__Records supplied__.

◆ ◆ ◆ ◆ ◆ ◆ ◆

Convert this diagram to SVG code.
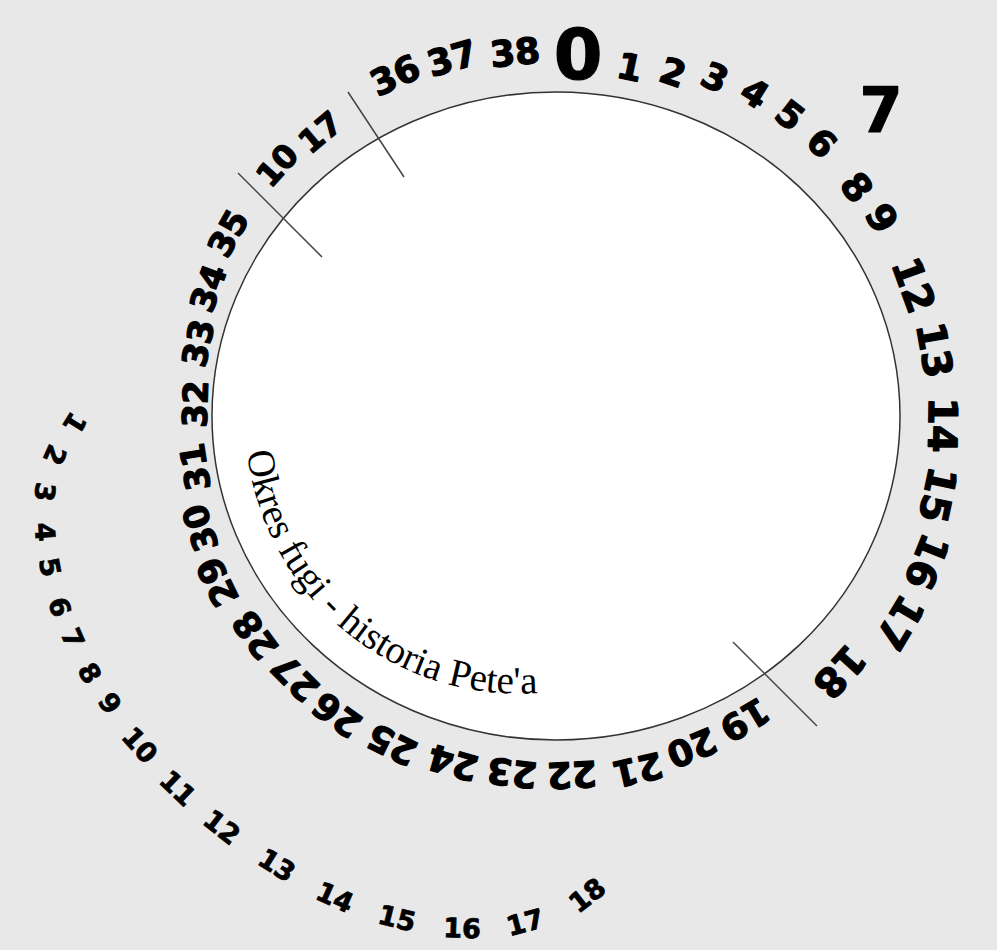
<svg xmlns="http://www.w3.org/2000/svg" width="997" height="950" viewBox="0 0 997 950">
<defs>
<style>
.n{font-family:"DejaVu Sans",sans-serif;font-weight:bold;text-anchor:middle;fill:#000;stroke:#000;stroke-width:1.2;stroke-linejoin:round}
.s{font-family:"DejaVu Sans",sans-serif;font-weight:bold;text-anchor:middle;fill:#000;stroke:#000;stroke-width:0.8;font-size:27px}
.tick{stroke:#444;stroke-width:1.5}
.title{font-family:"Liberation Serif","Times New Roman",serif;font-size:39px;fill:#000}
</style>
<path id="arc" d="M 247 452 A 274 274 0 0 0 720 606"/>
</defs>
<rect width="997" height="950" fill="#e8e8e8"/>
<g id="disc">
<ellipse cx="556" cy="416" rx="344" ry="324" fill="#fff" stroke="#333" stroke-width="1.5"/>
</g>
<g id="connectors">
<line class="tick" x1="348" y1="92" x2="404" y2="177"/>
<line class="tick" x1="238" y1="173" x2="322" y2="257"/>
<line class="tick" x1="733" y1="642" x2="817" y2="726"/>
</g>
<g id="title">
<text class="title"><textPath href="#arc">Okres fugi - historia Pete'a</textPath></text>
</g>
<g id="ring">
<text class="n" font-size="36" dy="0.36em" transform="translate(395,75) rotate(-25)">36</text>
<text class="n" font-size="36" dy="0.36em" transform="translate(452,58) rotate(-16)">37</text>
<text class="n" font-size="36" dy="0.36em" transform="translate(515,52) rotate(-6)">38</text>
<text class="n" font-size="70" dy="0.36em" transform="translate(578,54)">0</text>
<text class="n" font-size="36" dy="0.36em" transform="translate(630,67) rotate(12)">1</text>
<text class="n" font-size="36" dy="0.36em" transform="translate(673,72) rotate(19)">2</text>
<text class="n" font-size="36" dy="0.36em" transform="translate(715,77) rotate(25)">3</text>
<text class="n" font-size="36" dy="0.36em" transform="translate(755,93) rotate(32)">4</text>
<text class="n" font-size="36" dy="0.36em" transform="translate(790,115) rotate(38)">5</text>
<text class="n" font-size="36" dy="0.36em" transform="translate(822,143) rotate(44)">6</text>
<text class="n" font-size="62" dy="0.36em" transform="translate(881,110)">7</text>
<text class="n" font-size="38" dy="0.36em" transform="translate(857,187) rotate(53)">8</text>
<text class="n" font-size="38" dy="0.36em" transform="translate(882,218) rotate(59)">9</text>
<text class="n" font-size="40" dy="0.36em" transform="translate(914,285) rotate(70)">12</text>
<text class="n" font-size="40" dy="0.36em" transform="translate(935,350) rotate(80)">13</text>
<text class="n" font-size="40" dy="0.36em" transform="translate(943,425) rotate(91)">14</text>
<text class="n" font-size="40" dy="0.36em" transform="translate(938,495) rotate(102)">15</text>
<text class="n" font-size="40" dy="0.36em" transform="translate(927,562) rotate(112)">16</text>
<text class="n" font-size="40" dy="0.36em" transform="translate(900,623) rotate(121)">17</text>
<text class="n" font-size="40" dy="0.36em" transform="translate(840,672) rotate(132)">18</text>
<text class="n" font-size="36" dy="0.36em" transform="translate(745,720) rotate(149)">19</text>
<text class="n" font-size="36" dy="0.36em" transform="translate(692,748) rotate(158)">20</text>
<text class="n" font-size="36" dy="0.36em" transform="translate(638,770) rotate(167)">21</text>
<text class="n" font-size="36" dy="0.36em" transform="translate(572,775) rotate(177)">22</text>
<text class="n" font-size="36" dy="0.36em" transform="translate(512,773) rotate(187)">23</text>
<text class="n" font-size="36" dy="0.36em" transform="translate(453,763) rotate(196)">24</text>
<text class="n" font-size="36" dy="0.36em" transform="translate(392,745) rotate(206)">25</text>
<text class="n" font-size="36" dy="0.36em" transform="translate(337,715) rotate(216)">26</text>
<text class="n" font-size="36" dy="0.36em" transform="translate(295,678) rotate(225)">27</text>
<text class="n" font-size="36" dy="0.36em" transform="translate(255,635) rotate(234)">28</text>
<text class="n" font-size="36" dy="0.36em" transform="translate(217,582) rotate(244)">29</text>
<text class="n" font-size="34" dy="0.36em" transform="translate(200,528) rotate(252)">30</text>
<text class="n" font-size="34" dy="0.36em" transform="translate(195,467) rotate(261)">31</text>
<text class="n" font-size="34" dy="0.36em" transform="translate(195,404) rotate(-88)">32</text>
<text class="n" font-size="34" dy="0.36em" transform="translate(198,343) rotate(-78)">33</text>
<text class="n" font-size="34" dy="0.36em" transform="translate(208,288) rotate(-70)">34</text>
<text class="n" font-size="34" dy="0.36em" transform="translate(228,233) rotate(-61)">35</text>
<text class="n" font-size="32" dy="0.36em" transform="translate(277,165) rotate(-48)">10</text>
<text class="n" font-size="32" dy="0.36em" transform="translate(320,132) rotate(-40)">17</text>
</g>
<g id="spiral">
<text class="s" dy="0.36em" transform="translate(75,423) rotate(122)">1</text>
<text class="s" dy="0.36em" transform="translate(55,455) rotate(114)">2</text>
<text class="s" dy="0.36em" transform="translate(45,492) rotate(97)">3</text>
<text class="s" dy="0.36em" transform="translate(45,532) rotate(86)">4</text>
<text class="s" dy="0.36em" transform="translate(50,567) rotate(79)">5</text>
<text class="s" dy="0.36em" transform="translate(60,607) rotate(72)">6</text>
<text class="s" dy="0.36em" transform="translate(73,638) rotate(66)">7</text>
<text class="s" dy="0.36em" transform="translate(90,673) rotate(60)">8</text>
<text class="s" dy="0.36em" transform="translate(110,703) rotate(55)">9</text>
<text class="s" dy="0.36em" transform="translate(140,745) rotate(48)">10</text>
<text class="s" dy="0.36em" transform="translate(178,788) rotate(44)">11</text>
<text class="s" dy="0.36em" transform="translate(222,827) rotate(38)">12</text>
<text class="s" dy="0.36em" transform="translate(277,865) rotate(32)">13</text>
<text class="s" dy="0.36em" transform="translate(335,897) rotate(24)">14</text>
<text class="s" dy="0.36em" transform="translate(397,918) rotate(14)">15</text>
<text class="s" dy="0.36em" transform="translate(462,928) rotate(2)">16</text>
<text class="s" dy="0.36em" transform="translate(525,922) rotate(-15)">17</text>
<text class="s" dy="0.36em" transform="translate(587,895) rotate(-38)">18</text>
</g>
</svg>
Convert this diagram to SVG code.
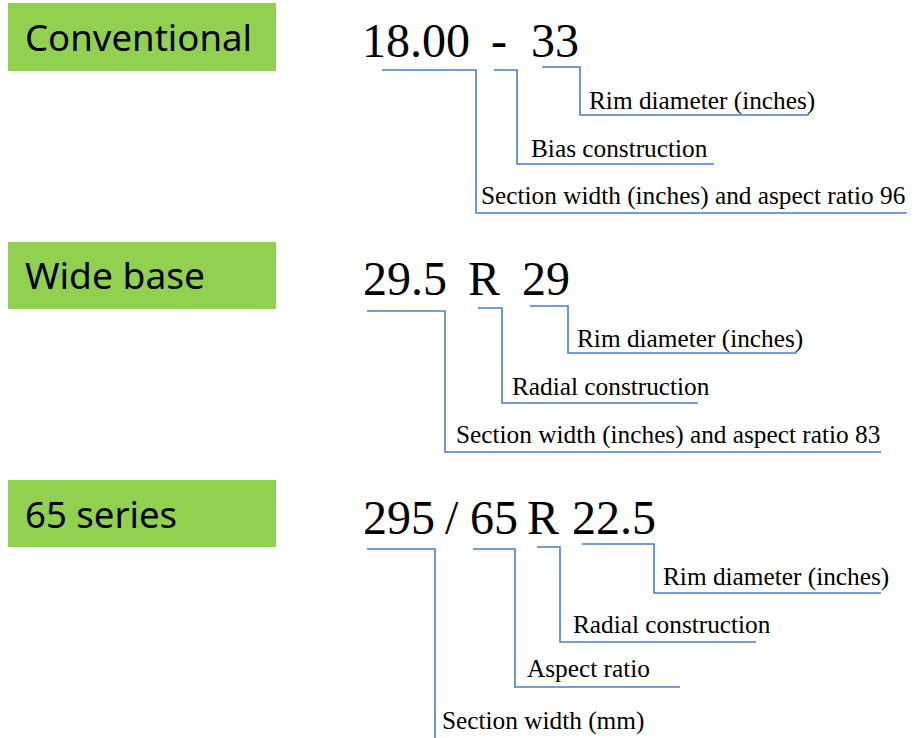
<svg xmlns="http://www.w3.org/2000/svg" width="914" height="738" viewBox="0 0 914 738">
<style>
.box{fill:#92D050}
.cat{font-family:"Noto Sans","Open Sans",sans-serif;font-size:37px;fill:#000}
.code{font-family:"Liberation Serif","Times New Roman",serif;font-size:48px;fill:#000}
.lbl{font-family:"Liberation Serif","Times New Roman",serif;font-size:25.3px;fill:#000}
.ln{fill:none;stroke:#4A7EC4;stroke-width:1.6}
</style>
<rect width="914" height="738" fill="#fff"/>
<g id="cat-conventional"><rect class="box" x="8" y="3" width="268" height="68"/><text class="cat" x="25" y="51" textLength="227" lengthAdjust="spacingAndGlyphs">Conventional</text></g>
<g id="cat-widebase"><rect class="box" x="8" y="242" width="268" height="67"/><text class="cat" x="25" y="289" textLength="180" lengthAdjust="spacingAndGlyphs">Wide base</text></g>
<g id="cat-65series"><rect class="box" x="8" y="480" width="268" height="67"/><text class="cat" x="25" y="528" textLength="152" lengthAdjust="spacingAndGlyphs">65 series</text></g>

<g id="code1"><text class="code" x="362" y="57">18.00</text><text class="code" x="491" y="57">-</text><text class="code" x="531" y="57">33</text></g>
<g id="code2"><text class="code" x="363" y="295">29.5</text><text class="code" x="468" y="295">R</text><text class="code" x="522" y="295">29</text></g>
<g id="code3"><text class="code" x="363" y="534">295</text><text class="code" x="445" y="534">/</text><text class="code" x="470" y="534">65</text><text class="code" x="527" y="534">R</text><text class="code" x="572" y="534">22.5</text></g>

<g id="labels1">
<text class="lbl" x="589" y="109">Rim diameter (inches)</text>
<text class="lbl" x="531" y="157">Bias construction</text>
<text class="lbl" x="481" y="204">Section width (inches) and aspect ratio 96</text>
</g>
<g id="labels2">
<text class="lbl" x="577" y="347">Rim diameter (inches)</text>
<text class="lbl" x="512" y="395">Radial construction</text>
<text class="lbl" x="456" y="443">Section width (inches) and aspect ratio 83</text>
</g>
<g id="labels3">
<text class="lbl" x="663" y="585">Rim diameter (inches)</text>
<text class="lbl" x="573" y="633">Radial construction</text>
<text class="lbl" x="527" y="677">Aspect ratio</text>
<text class="lbl" x="442" y="729">Section width (mm)</text>
</g>

<g id="connectors">
<polyline class="ln" points="382,70 476,70 476,213 907,213"/>
<polyline class="ln" points="494,70 517,70 517,164 714,164"/>
<polyline class="ln" points="542,67 580,67 580,115 809,115"/>
<polyline class="ln" points="367,311 445,311 445,452 881,452"/>
<polyline class="ln" points="478,308 502,308 502,403 698,403"/>
<polyline class="ln" points="530,306 568,306 568,353 797,353"/>
<polyline class="ln" points="367,549 435,549 435,738"/>
<polyline class="ln" points="473,549 515,549 515,687 680,687"/>
<polyline class="ln" points="537,547 560,547 560,642 756,642"/>
<polyline class="ln" points="582,544 654,544 654,593 881,593"/>
</g>
</svg>
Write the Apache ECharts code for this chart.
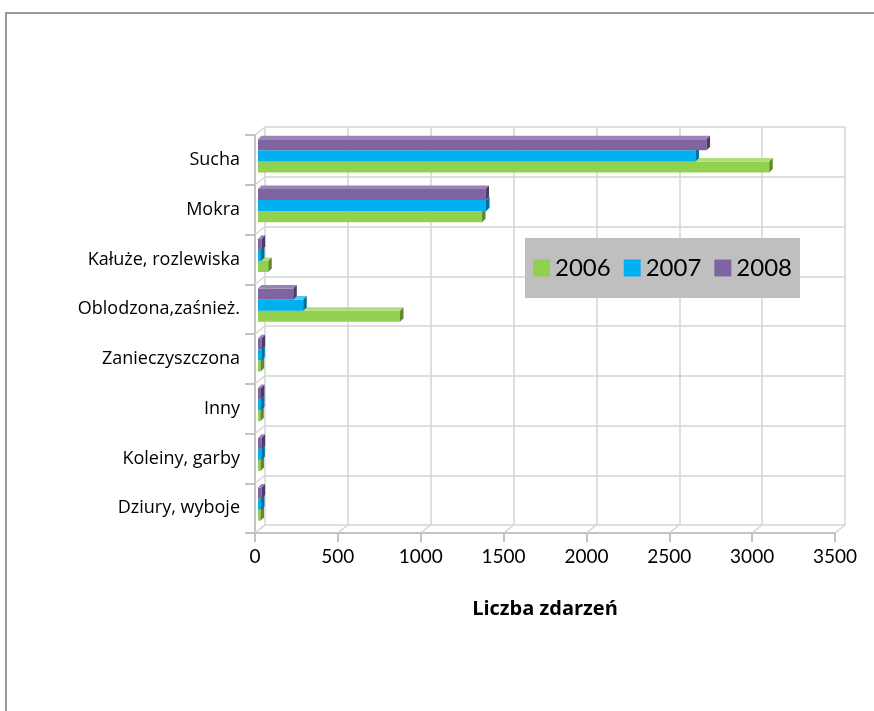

◆ ◆ ◆ ◆ ◆ ◆ ◆

__Problem__.
Only the number is wanted: how many lines above include the word "code"?

__Output of the exercise__.
7